Telling freetype to use heavier 'hinting' gives thiner higher contrast characters, but tends to change the shapes of letters slightly as pixels are moved around to more optimum positions by the hinting algorithm.
Relying on light hinting plus anti-aliasing gives fonts that are much truer to shape, but which are slightly lower in contrast at light stroke weights, and softer around the edges.
And if this isn't confusing enough, to add to the confusion, there are variations in how freetype does hinting . . .
Until recently, there were software patent issues with the freetype rendering engine being able to legally use the special 'hinting' bytecode that is embedded within a truetype font, so the freetype developers instead came up with a very sophisticated 'auto-hinter' to move the font's pixels around automatically at smaller type sizes without using the font's embedded hinting info.
In 2010 all the patent restrictions on hinting bytecode expired, so now the freetype rendering engine is technically able to use the hinting bytecode included with most truetype fonts by the font's developers (but ironically sometimes the auto-hinter still works better, so it's still available as well).

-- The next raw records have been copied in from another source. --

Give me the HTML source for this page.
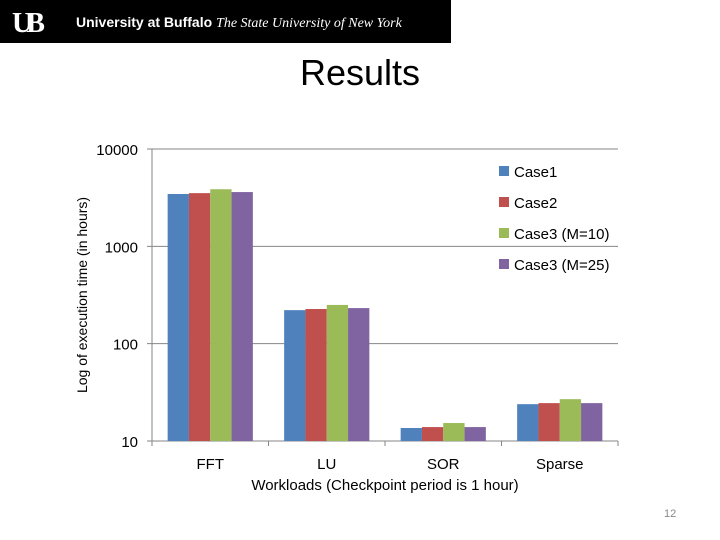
<!DOCTYPE html>
<html><head><meta charset="utf-8"><style>
body{margin:0;background:#fff;width:720px;height:540px;overflow:hidden;font-family:"Liberation Sans",sans-serif}
</style></head><body>
<div style="position:absolute;left:0;top:0;width:451px;height:43px;background:#000"></div>
<div style="position:absolute;left:12px;top:8px;color:#fff;font:bold 28px 'Liberation Serif',serif;letter-spacing:-6px">UB</div>
<div style="position:absolute;left:76px;top:14px;color:#fff;font:bold 14px 'Liberation Sans',sans-serif;white-space:nowrap">University at Buffalo <span style="font:italic 14px 'Liberation Serif',serif">The State University of New York</span></div>
<div style="position:absolute;left:0;width:720px;top:52px;text-align:center;font-size:36px;color:#000">Results</div>
<div style="position:absolute;left:664px;top:508px;font-size:11px;color:#888">12</div>
<svg id="chart" width="720" height="540" style="position:absolute;left:0;top:0" font-family="Liberation Sans, sans-serif"></svg>
<script>
const categories=["FFT","LU","SOR","Sparse"];
const seriesNames=["Case1","Case2","Case3 (M=10)","Case3 (M=25)"];
const case1=[3450,221,13.6,23.9];
const case2=[3520,227,13.9,24.5];
const case3m10=[3860,250,15.3,26.9];
const case3m25=[3610,232,13.9,24.5];
const tickValues=[10,100,1000,10000];
const series=[case1,case2,case3m10,case3m25];
const colors=["#4F81BD","#C0504D","#9BBB59","#8064A2"];
const svg=document.getElementById('chart');const NS="http://www.w3.org/2000/svg";
const L=152,R=618,T=149,B=441;
const y=v=>B-(Math.log10(v)-1)/3*(B-T);
const cw=(R-L)/categories.length;
function mk(t,a,txt){const e=document.createElementNS(NS,t);for(const k in a)e.setAttribute(k,a[k]);if(txt!=null)e.textContent=txt;svg.appendChild(e);return e;}
tickValues.forEach(v=>{
 const g=mk('line',{x1:L-5,x2:R,y1:y(v),y2:y(v),stroke:'#868686','stroke-width':1});
 
 
 const t=mk('text',{x:L-14,y:y(v)+6,'text-anchor':'end','font-size':15,fill:'#000'},String(v));
 
 
});
const ax=mk('line',{x1:L,x2:L,y1:T,y2:B,stroke:'#868686'});


for(let i=0;i<=categories.length;i++){
 const tk=mk('line',{x1:L+i*cw,x2:L+i*cw,y1:B,y2:B+5,stroke:'#868686'});
 
 
}
const bw=21.3,off=(cw-4*bw)/2;
categories.forEach((c,i)=>{
 series.forEach((s,j)=>{
  const x=L+i*cw+off+j*bw;
  const r=mk('rect',{x:x,y:y(s[i]),width:bw,height:B-y(s[i]),fill:colors[j]});
  
  
 });
 const t=mk('text',{x:L+i*cw+cw/2,y:469,'text-anchor':'middle','font-size':15,fill:'#000'},c);
 
 
});
seriesNames.forEach((n,j)=>{
 const cy=171+j*31;
 const sq=mk('rect',{x:499,y:cy-5,width:10,height:10,fill:colors[j]});
 
 
 const t=mk('text',{x:514,y:cy+6,'font-size':15,fill:'#000'},n);
 
 
});
const xt=mk('text',{x:385,y:490,'text-anchor':'middle','font-size':15,fill:'#000'},'Workloads (Checkpoint period is 1 hour)');


const yt=mk('text',{x:0,y:0,'text-anchor':'middle','font-size':14,fill:'#000',transform:'translate(87,295) rotate(-90)'},'Log of execution time (in hours)');


</script>
</body></html>
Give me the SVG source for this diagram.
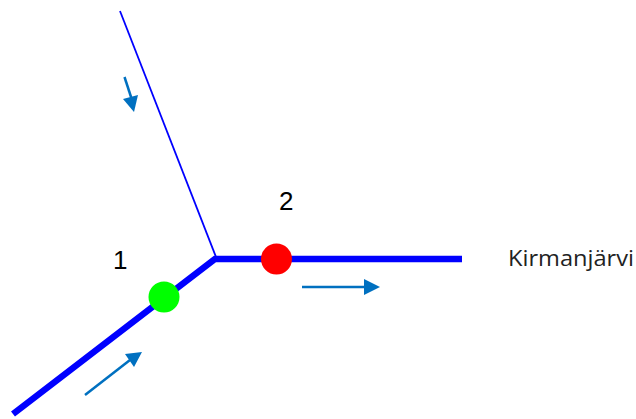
<svg xmlns="http://www.w3.org/2000/svg" width="636" height="419" viewBox="0 0 636 419">
<style>
.thick{fill:none;stroke:#0000ff;stroke-width:6.500}
.thin{fill:none;stroke:#0000ff;stroke-width:1.800}
.flow{stroke:#0070c0;stroke-width:2.500;fill:none}
.head{fill:#0070c0;stroke:none}
.lab{font-family:"Liberation Sans",Arial,sans-serif;font-size:26px;fill:#000}
.name{font-family:"Open Sans","DejaVu Sans",sans-serif;font-size:22px;fill:#222}
</style>
<rect width="636" height="419" fill="#fff"/>
<g id="connectors">
<path class="thin" d="M120 11L216 257"/>
<path class="thick" d="M13 414L215 259L462 259"/>
</g>
<g id="flows">
<path class="flow" d="M124.500 77L132 100"/><polygon class="head" points="123,99 138,95 134,112"/>
<path class="flow" d="M85 395L130 360"/><polygon class="head" points="125,354 142,352 134,367"/>
<path class="flow" d="M302 287L366 287"/><polygon class="head" points="364,279 380,287 364,295"/>
</g>
<g id="node-1"><circle cx="164" cy="297" r="15.500" fill="#00ff00"/><text class="lab" x="113" y="269">1</text></g>
<g id="node-2"><circle cx="276.500" cy="259" r="15.500" fill="#ff0000"/><text class="lab" x="279" y="210">2</text></g>
<g id="node-kirmanjarvi"><text class="name" x="508" y="266" textLength="126" lengthAdjust="spacingAndGlyphs">Kirmanjärvi</text></g>
</svg>
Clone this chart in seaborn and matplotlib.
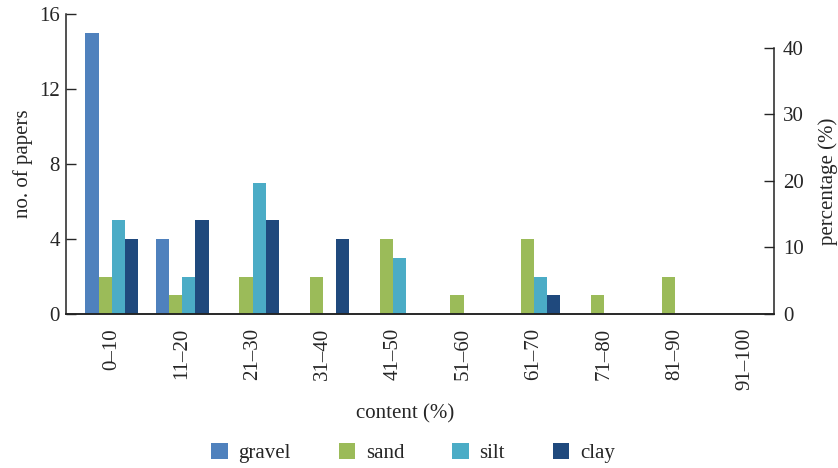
import pandas as pd
import matplotlib.pyplot as plt
import seaborn as sns

# content classes (%) and number of papers per grain-size fraction
classes = ['0\u201310', '11\u201320', '21\u201330', '31\u201340', '41\u201350',
           '51\u201360', '61\u201370', '71\u201380', '81\u201390', '91\u2013100']
gravel = [15, 4, 0, 0, 0, 0, 0, 0, 0, 0]
sand = [2, 1, 2, 2, 4, 1, 4, 1, 2, 0]
silt = [5, 2, 7, 0, 3, 0, 2, 0, 0, 0]
clay = [4, 5, 5, 4, 0, 0, 1, 0, 0, 0]

fractions = ['gravel', 'sand', 'silt', 'clay']
colors = ['#4F81BD', '#9BBB59', '#4BACC6', '#1F497D']

# long-form table for seaborn
df = pd.DataFrame({'content': classes, 'gravel': gravel, 'sand': sand,
                   'silt': silt, 'clay': clay})
df = df.melt(id_vars='content', var_name='fraction', value_name='papers')

sns.set_style('white')
plt.rcParams['font.family'] = ['Liberation Serif', 'DejaVu Serif']
plt.rcParams['font.size'] = 15

fig = plt.figure(figsize=(8.38, 4.68), dpi=100)
ax = fig.add_axes([66 / 838, 1 - 314 / 468, 708 / 838, 300 / 468])

sns.barplot(data=df, x='content', y='papers', hue='fraction',
            hue_order=fractions, order=classes, palette=colors,
            width=0.75, gap=0, linewidth=0, saturation=1, ax=ax)

ax.set_xlim(-0.65, 9.41)
ax.set_ylim(0, 16)
ax.set_yticks([0, 4, 8, 12, 16])
ax.set_ylabel('no. of papers', fontsize=15, labelpad=4)
ax.set_xlabel('content (%)', fontsize=15)
ax.xaxis.set_label_coords((405 - 66) / 708, -0.30)
ax.tick_params(axis='x', length=0, pad=10, rotation=90, labelsize=15)
ax.tick_params(axis='y', direction='in', length=7, width=1, pad=4.5,
               labelsize=15, left=True)
for lab in ax.get_xticklabels():
    lab.set_verticalalignment('top')

# right axis with percentage of papers
top_pct = 45.06
ax2 = ax.twinx()
ax2.set_ylim(0, top_pct)
ax2.set_yticks([0, 10, 20, 30, 40])
ax2.set_ylabel('percentage (%)', fontsize=15, labelpad=10)
ax2.yaxis.label.set_y(20 / top_pct)
ax2.tick_params(axis='y', direction='in', length=7, width=1, pad=6.5,
                labelsize=15, right=True)

for a in (ax, ax2):
    a.spines['top'].set_visible(False)
    for s in ('left', 'right', 'bottom'):
        a.spines[s].set_linewidth(1.1)
        a.spines[s].set_color('#222222')
ax.spines['right'].set_visible(False)
ax2.spines['left'].set_visible(False)
ax2.spines['right'].set_bounds(0, 40)

handles, labels = ax.get_legend_handles_labels()
ax.get_legend().remove()
fig.legend(handles, labels, loc='center', bbox_to_anchor=(413 / 838, 1 - 453 / 468),
           ncol=4, frameon=False, fontsize=15, handlelength=0.8,
           handleheight=0.8, handletextpad=0.5, columnspacing=2.3)

fig.savefig('out.png', dpi=100)
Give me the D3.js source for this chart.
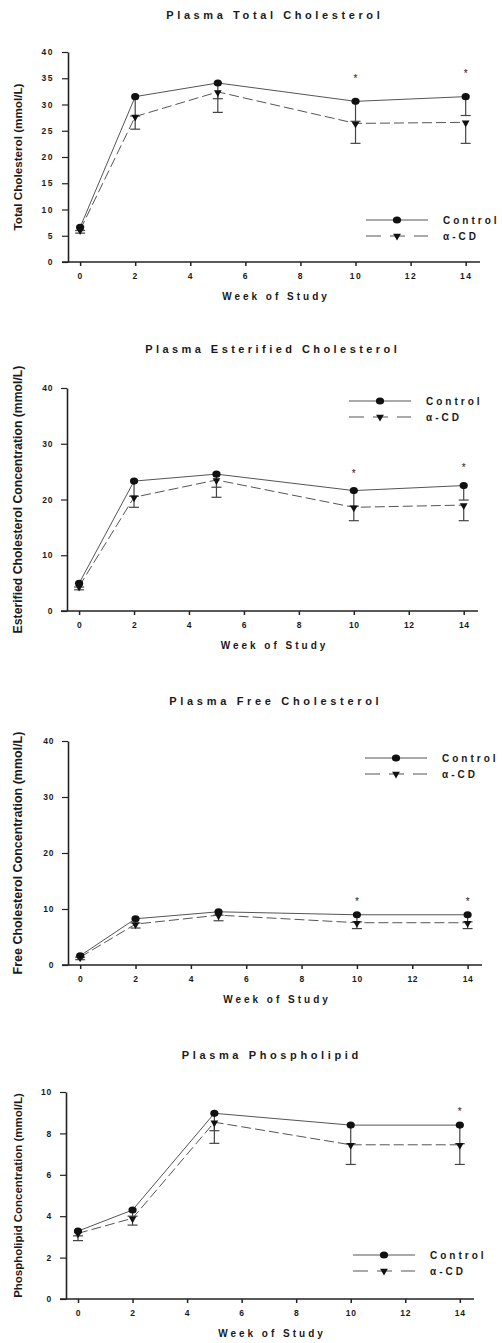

So, there are a LOT of options . . .
Should we use Strong hinting, medium, or light?
Should the hinting use the fonts official hinting bytecode, or the auto-hinting algorithm built into freetype?
How should anti-aliasing be handled?
. . . as you can see, this gets a little complicated.
A little complicated, but not TOO complicated . . .
So if some of the freetype options need to be tweaked, I am sure that B&N will figure it out.
And if not, we ARE talking about Android - and the Nook STR HAS BEEN ROOTED - so if necessary, you should be able to change the font rendering settings yourself.